The business daily Financial Times Deutschland warned there could be fierce opposition to the proposal to anchor a debt limit in the constitutions of all eurozone members.
“It’s an affront by the Europe’s two leading powers to the national parliaments of the eurozone. In many countries there are likely to be reservations about having austerity dictated to them, making such a suggestion extremely risky. If just one country rejects it, the intended goal of stabilizing the financial markets would be missed and the opposite achieved. Crucially, not even France has passed legislation for an overall borrowing cap yet.”

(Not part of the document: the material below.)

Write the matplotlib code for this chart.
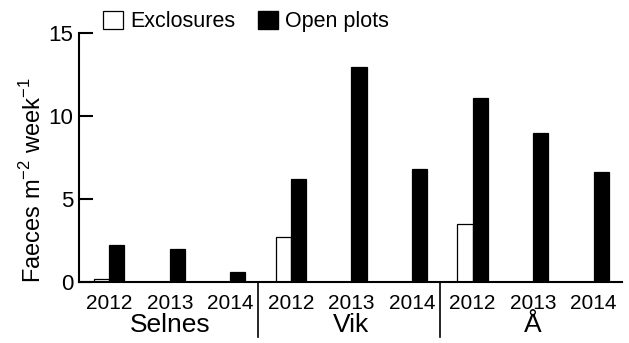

And other commentaries showed how divided Germany remains on whether to sanction eurobonds as a solution to the debt crisis.
“Eurobonds will come,” wrote Bonn regional daily the General-Anzeiger. “They are unavoidable and compared to a constantly growing rescue fund and a central bank mutating into a ‘bad bank’ from buying up bonds, they represent the more honest course. The transfer union is already here. That must be extremely clear to Merkel by now – only she can’t sell that to the Germans (and especially the FDP) without risking her chancellorship.”
The Leipziger Volkszeitung, however, couldn’t disagree more with that assessment.
“She didn’t give in this time, the chancellor. There won’t be eurobonds for the time being – and that’s an extremely good thing,” wrote the paper.
“Germany, deep in debt itself and now with a weakening economy, cannot be responsible for the entire debt of Europe. What wastrel wouldn’t think about spending money again when offered cheap credit? Eurobonds would win some time, but wouldn’t be a solution. They’re a political excuse to keep postponing things until the bitter end.”